Using test scores to assess readiness for college and career

Readiness for the rigor of college and career has been an increasingly important indicator of the effectiveness of high schools in recent years. What exactly does that mean? If the question “What do these scores mean?” occurs to you – it’s a validity question.

For many years, high school students took aptitude tests like the SAT and ACT to achieve the highest possible scores. The premise was these assessments predicted academic success in the freshman year as evidenced by a strong correlation between SAT and ACT scores and freshman course grades. Correlational work like this is validity research.

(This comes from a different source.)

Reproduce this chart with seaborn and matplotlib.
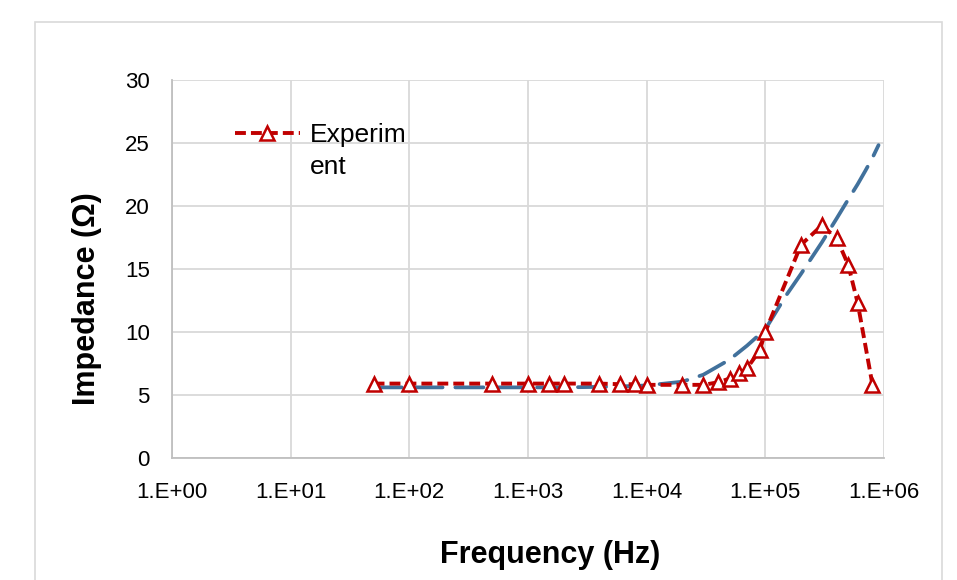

You may not know that there is more to this story. That correlational work examining college placement test scores and freshman year course grades also found that the high school grade point average was a stronger predictor of freshman year course grades than the placement test scores – and these models explained only 25% of the variance in freshman year course grades. Twenty-five percent is a lot of variance by social scientific standards, but clearly the vast majority of variance in freshman year course grades had nothing to do with high school grades and test scores.

I wrote an article on this, available to you here (go to Page 10).


Summary

The point of all this is to flesh out what validity means in real world context.

While I have always had a tendency to reify the concept of validity, it is probably more accurate to think of it as a word for describing two things:

  • the quality, trustworthiness, defensibility, and/or credibility of data for supporting whatever inference, claim, decision, or use for the data were collected; and/or

  • the craftsmanship and care that went into the design of the instrument(s), study, project, or collection of data.